The effect of gut microbiota-derived carnosine on mucosal integrity and immunity in broiler chickens challenged with Eimeria maxima

Authors: Park, Inkyung; NAM, HYOYOUN - US Department Of Agriculture (USDA); LEE, YOUNGSUB - US Department Of Agriculture (USDA); WICKRAMASURIYA, SAMIRU - US Department Of Agriculture (USDA); SMITH, ALEXANDRA - Arm & Hammer Animal And Food Production; REHBERGER, THOMAS - Arm & Hammer Animal And Food Production; Lillehoj, Hyun

Submitted to: Poultry Science
Publication Type: Pre-print Publication
Publication Acceptance Date: 5/4/2024
Publication Date: 8/1/2024
Citation: Park, I.N., Nam, H., Lee, Y., Wickramasuriya, S.S., Smith, A.H., Rehberger, T.G., Lillehoj, H.S. 2024. The effect of gut microbiota-derived carnosine on mucosal integrity and immunity in broiler chickens challenged with Eimeria maxima. Poultry Science. VOL.103/103837. https://doi.org/10.1016/j.psj.2024.103837.
DOI: https://doi.org/10.1016/j.psj.2024.103837

Interpretive Summary: In the post-antibiotic era, developing novel non-antibiotic feed additives has become increasingly important for controlling poultry diseases. In this paper, we describe a novel approach using metabolites as a non-antibiotic feed additive which exerts beneficial effects on growth performance and gut health. In our previous study, we have discovered beneficial effects of dietary supplementation of young broiler chickens with two selected strains of Bacillus subtilis that enhanced intestinal immune responses, epithelial barrier integrity, and growth performance after infection with coccidiosis. Detailed metabolomics study on the ileum of chickens fed with combination of Bacillus subtilis 1781 and 747 led to the identification of carnosine whose expression was increased. Carnosine, a dipeptide consisting of ß-alanine and histidine, is widely distributed in various tissues of animals, and its presence in the intestine suggests potential roles in intestinal health and gut functions. This study showed that carnosine exhibits anti-inflammatory and antioxidant properties, improves the integrity of the intestinal barrier, and modulates host immune system in chickens. The results of this study provide valuable insights into the mechanisms underlying the beneficial physiological changes associated with dietary feeding of young poultry with an intestinal metabolite such as Carnosine which is generated by feeding Bacillus subtilis direct-fed microbes.

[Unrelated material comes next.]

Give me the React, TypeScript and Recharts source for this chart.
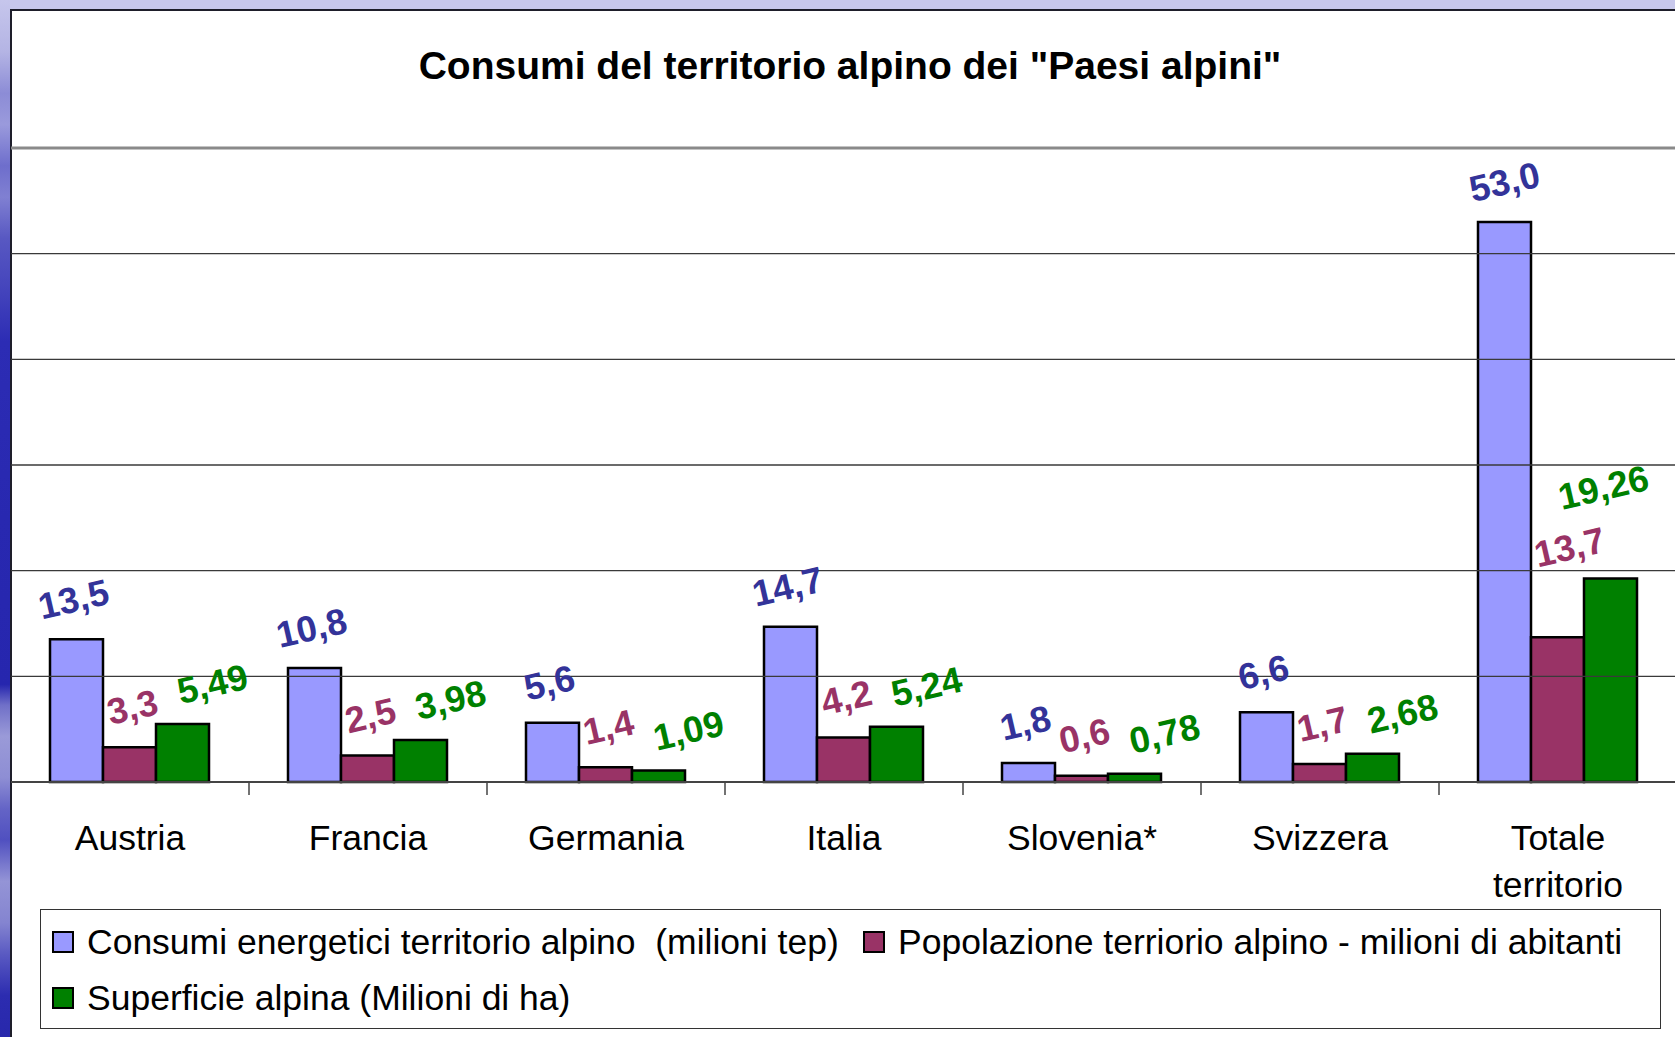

Technical Abstract: In the first study, an in vitro culture system was developed to investigate the effects of carnosine on macrophage proinflammatory cytokine response using an established chicken macrophage cell line (CMC), gut integrity using a chicken intestinal epithelial cell line (IEC), muscle differentiation in quail muscle cells (QMCs) and primary chicken embryonic muscle cells (PMCs), and direct anti-parasitic effect against E. maxima sporozoites. Cells to be tested were seeded in 24-well plates and treated with carnosine at 4 different concentrations (0.1, 1.0, and 10.0 µg). After 18 h of incubation, cells were harvested to measure gene expression of proinflammatory cytokines in CMC, tight junction (TJ) proteins in IECs, and muscle cell growth markers in QMCs and PMCs. In vivo trials were conducted to investigate the effect of dietary carnosine on disease parameters in broiler chickens challenged with E. maxima. One hundred and twenty male broiler chickens (0-day-old) were allocated into four treatment groups: (1) basal diet without infection (NC), (2) basal diet with E. maxima infection (PC), (3) carnosine at 10.0 mg/kg feed with PC (HCS), and (4) carnosine at 1.0 mg/kg feed with PC (LCS). All groups except NC were orally infected with E. maxima on day 14. Jejunal samples were collected for lesion scoring and jejunum gut tissues were used to conduct transcriptomic analysis of cytokines and TJ proteins. In vitro, carnosine treatment significantly decreased IL-1ß gene expression in CMC following LPS stimulation. In vivo feeding studies showed that dietary carnosine increased BW and ADG of chickens in E. maxima-infected groups and reduced jejunal lesion score and fecal oocyst shedding in HCS group. Jejunal IL-1ß, IL-8, and IFN-gamma expression were suppressed in the HCS group compared to PC. The expression levels of claudin-1 and occludin in IECs were also increased in HCS following carnosine treatment. In conclusion, these findings highlight the beneficial effects of dietary carnosine supplementation on intestinal immune responses and gut barrier function in broiler chickens exposed to E. maxima challenge infection. Key words: antibiotic alternative feed additives, growth promotion, gut health, gut metabolite, carnosine, in vitro test.